In addition to the subcommittee led by professor Ed Diener on personal happiness, the other subcommittees and their chairs are: happy cities (Aisha Bin Bisher); happiness and education (Martin Seligman); happiness and health (Lord Richard Layard); happiness measurement (Martine Durand); and happiness in the work environment (Jan-Emmanuel De Neve).
By Brooke Adams, communications specialist, University Marketing & Communications
When the United Arab Emirates decided to get a happiness movement trending around the world, it turned to a University of Utah social psychology professor for help.
Ed Diener — known as Dr. Happiness — is a pioneer in the field of happiness research. He coined the term “subjective well-being” and developed many protocols used to measure happiness, life satisfaction and positive emotions.
Now, he’ll play a key role on the World Happiness Council launched by the UAE as head of a subcommittee on personal happiness.
His Highness Sheikh Mohammed bin Rashid Al Maktoum, vice president, prime minister and ruler of Dubai, announced the creation of the World Happiness Council on March 19 — the eve of International Day of Happiness. The council is designed as a think tank with the goal of getting governments to consider the happiness of citizens and residents in strategic planning and policies that improve quality of life and open “windows for hope.”
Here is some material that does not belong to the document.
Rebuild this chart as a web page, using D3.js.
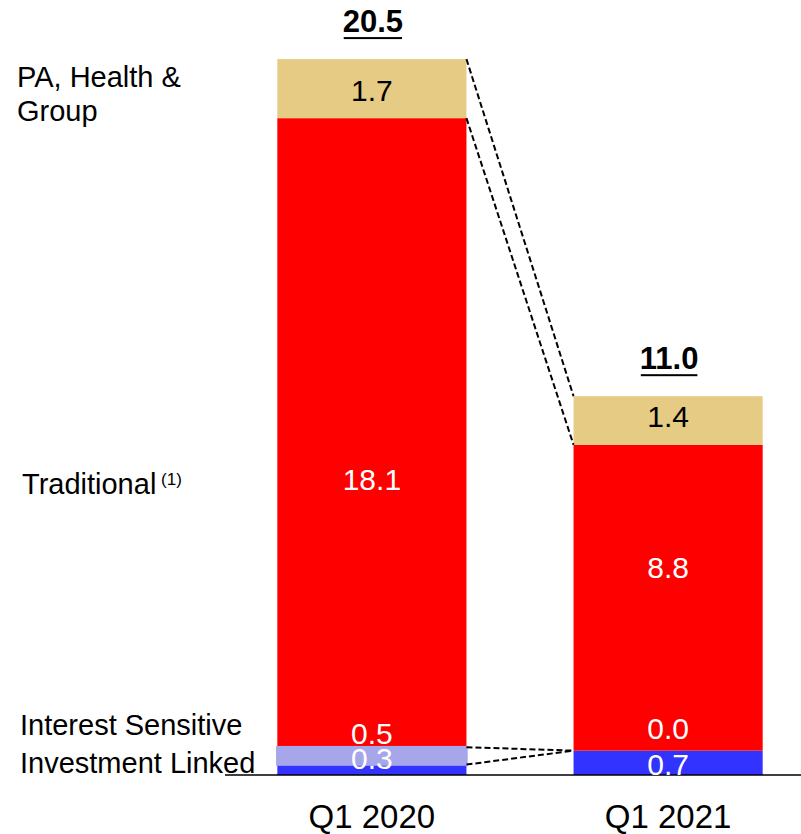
<!DOCTYPE html>
<html>
<head>
<meta charset="utf-8">
<script src="https://cdn.jsdelivr.net/npm/d3@7"></script>
<style>
  html, body { margin: 0; padding: 0; background: #fff; }
  svg { display: block; font-family: "Liberation Sans", Arial, Helvetica, sans-serif; }
</style>
</head>
<body>
<svg id="chart" width="801" height="834"></svg>
<script>
// Quarterly figures by product line
const categories = ["Q1 2020", "Q1 2021"];
const seriesKeys = ["Investment Linked", "Interest Sensitive", "Traditional", "PA, Health & Group"];
const investmentLinked = [0.3, 0.7];
const interestSensitive = [0.5, 0.0];
const traditional = [18.1, 8.8];
const paHealthGroup = [1.7, 1.4];
const totals = [20.5, 11.0];

const colors = {
  "Investment Linked": "#3333FF",
  "Interest Sensitive": "#A6A6EA",
  "Traditional": "#FF0000",
  "PA, Health & Group": "#E5CB83"
};
const labelColors = {
  "Investment Linked": "#fff",
  "Interest Sensitive": "#fff",
  "Traditional": "#fff",
  "PA, Health & Group": "#000"
};

const table = categories.map((c, i) => ({
  category: c,
  "Investment Linked": investmentLinked[i],
  "Interest Sensitive": interestSensitive[i],
  "Traditional": traditional[i],
  "PA, Health & Group": paHealthGroup[i]
}));

const svg = d3.select("#chart");
const baseY = 775;

const x = d3.scaleBand()
  .domain(categories)
  .range([224, 816])
  .paddingInner(0.3615)
  .paddingOuter(0.18);

const y = d3.scaleLinear()
  .domain([0, 22.3])
  .range([baseY, 0]);

const stacked = d3.stack().keys(seriesKeys)(table);

// Stacked segments
const layers = svg.append("g").selectAll("g.layer")
  .data(stacked)
  .join("g")
  .attr("class", "layer")
  .attr("fill", d => colors[d.key]);

layers.selectAll("rect")
  .data(d => d)
  .join("rect")
  .attr("x", d => x(d.data.category))
  .attr("width", x.bandwidth())
  .attr("y", d => y(d[1]))
  .attr("height", d => y(d[0]) - y(d[1]));

// Interest Sensitive drawn on top with an outline so thin slices stay visible
layers.filter(d => d.key === "Interest Sensitive")
  .attr("stroke", colors["Interest Sensitive"])
  .attr("stroke-width", 2.5)
  .raise();

// Dashed connectors between segment boundaries of the two bars
const [c0, c1] = categories;
const connectors = svg.append("g")
  .attr("stroke", "#000")
  .attr("stroke-width", 2)
  .attr("stroke-dasharray", "6,3")
  .attr("fill", "none");
stacked.forEach(layer => {
  connectors.append("line")
    .attr("x1", x(c0) + x.bandwidth())
    .attr("y1", y(layer[0][1]))
    .attr("x2", x(c1))
    .attr("y2", y(layer[1][1]));
});

// Axis baseline
svg.append("line")
  .attr("x1", 225).attr("x2", 801)
  .attr("y1", baseY).attr("y2", baseY)
  .attr("stroke", "#000")
  .attr("stroke-width", 1.5);

// Value labels, nudged where slices are too thin to hold them
const nudge = {
  "Q1 2020": { "Investment Linked": -12, "Interest Sensitive": -23, "Traditional": 47, "PA, Health & Group": 2 },
  "Q1 2021": { "Investment Linked": 1, "Interest Sensitive": -22, "Traditional": -31, "PA, Health & Group": -4 }
};
const fmt = d3.format(".1f");
const valueLabels = svg.append("g")
  .attr("text-anchor", "middle")
  .attr("font-size", 30);
stacked.forEach(layer => {
  layer.forEach(d => {
    const cat = d.data.category;
    const mid = (y(d[0]) + y(d[1])) / 2;
    valueLabels.append("text")
      .attr("x", x(cat) + x.bandwidth() / 2)
      .attr("y", mid + nudge[cat][layer.key])
      .attr("dy", "0.36em")
      .attr("fill", labelColors[layer.key])
      .text(fmt(d[1] - d[0]));
  });
});

// Totals, bold and underlined, above each bar
const topLayer = stacked[stacked.length - 1];
categories.forEach((cat, i) => {
  const cx = x(cat) + x.bandwidth() / 2 + 1;
  const by = y(topLayer[i][1]) - 27;
  const t = svg.append("text")
    .attr("x", cx)
    .attr("y", by)
    .attr("text-anchor", "middle")
    .attr("font-size", 31)
    .attr("font-weight", "bold")
    .attr("fill", "#000")
    .text(fmt(totals[i]));
  const bb = t.node().getBBox();
  svg.append("rect")
    .attr("x", bb.x + 1)
    .attr("y", by + 5)
    .attr("width", bb.width - 2)
    .attr("height", 2)
    .attr("fill", "#000");
});

// Category labels
svg.append("g").selectAll("text")
  .data(categories)
  .join("text")
  .attr("x", d => x(d) + x.bandwidth() / 2)
  .attr("y", 828)
  .attr("text-anchor", "middle")
  .attr("font-size", 33)
  .attr("fill", "#000")
  .text(d => d);

// Series names on the left
const names = svg.append("g").attr("font-size", 29).attr("fill", "#000");
names.append("text").attr("x", 17).attr("y", 87).text("PA, Health &");
names.append("text").attr("x", 17).attr("y", 121).text("Group");
const trad = names.append("text").attr("x", 22).attr("y", 494).text("Traditional");
trad.append("tspan").attr("font-size", 17).attr("dy", -9).text(" (1)");
names.append("text").attr("x", 20).attr("y", 735).text("Interest Sensitive");
names.append("text").attr("x", 20).attr("y", 772.7).text("Investment Linked");
</script>
</body>
</html>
The council’s six subcommittees will produce an annual report that highlights best practices by governments in promoting well-being and happiness and, through an annual summit each February, encourage world leaders to “look for a new way to bring happiness to their people.”
And that, well, makes Diener happy.
“When I started studying happiness scientifically 35 years ago, it was a nonexistent field and everyone thought I was crazy,” Diener said. “Now it has taken off. It’s amazing how this field all of a sudden is having a big impact.”
To be honest, he says, it hasn’t been easy to get happiness taken seriously.
Happiness, he said, “sounds flaky, kind of frivolous. But what we’re talking about is sustainable happiness — what you get from your family, work, meaning and purpose, having goals and values. We’re not just about talking about having fun. Well-being is much, much more than having fun.”
Diener has spent his career figuring out how well-being can be tracked and used by policy makers, alongside economic indicators, to inform their decisions. He says that while economic indicators are helpful, they don’t capture everything.
“They don’t capture social support factors and crime and things like that and they also don’t have the ability to reflect any downsides of economic growth, which sometimes can occur,” Diener said.
Over the past three decades, he has investigated whether money makes you happy, the happiness of men versus women, the effects of well-being on work productivity, health and longevity, and how national policies influence well-being — which brings him full circle to the seat on the World Happiness Council.
“We’ve always had this idea that the pursuit of happiness was what people had a right to and that meant each person was to pursue it on their own and government wouldn’t interfere with them pursuing happiness,” Diener said. “What we now know is, of course, that individual happiness does depend on making good decisions in your life and to some degree your inborn temperament, your marriage and so forth, but happiness depends a lot on where you live, the conditions and the policies.”
Happiness research, for example, has shown problems like inequality and dirty air appear to depress life satisfaction while access to green spaces and active commuting appear to increase well-being.
Some countries, nations and cities have already taken steps to adopt well-being measures and policies. The U.K., for instance, routinely measures happiness. Richard Layard, a labor economist who serves in the U.K.’s House of Lords and is leading one of the council’s subcommittees, has been a vocal proponent of the idea that addressing mental illness will increase his country’s well-being, productivity and economics. Layard was a driving force in getting the U.K. to pledge $1 billion to mental health treatment for underserved populations, Diener said.
A few governments — the UAE and Ecuador, to name two — have ministers of happiness or good living whose job is to promote programs that enhance happiness and life satisfaction. In the UAE, the happiness minister created a 100-day school program to teach children how to be positive, express gratitude and give compliments, Diener said.
In the U.S., the Centers for Disease Control occasionally conducts surveys on life satisfaction but with a focus on physical health. Diener said earlier this year it appeared that, for the first time, there would be a happiness proponent in a top-level federal post: U.S. Surgeon General Vivek Murthy said he would dedicate his final two years in office to promoting emotional well-being. But Murthy, who was appointed by former President Barack Obama, was asked to resign in April.
“So, you see that there is some success going on,” Diener said. “Most of the success so far is in theory — that is, based on data we have we can say x, y or z lower or raise well-being, but it’s hard to say if anybody has adopted policies based on that.”
The goal is to get these findings before more government and business leaders in the hopes they’ll have some influence, he said, but “it’s never decisive where you say, ‘Oh my gosh, because of these findings we are going to do everything differently.’ It is just one thing that adds to one side of the argument.”
The World Happiness Council’s work should help tip the scale even more, providing a broad platform for Diener and other well-being proponents to share their ideas and research with policymakers.
“The world government movement has potential. They’ve got a lot of energy and they are going all out,” Diener said. “But it is a matter of making progress on all different fronts.”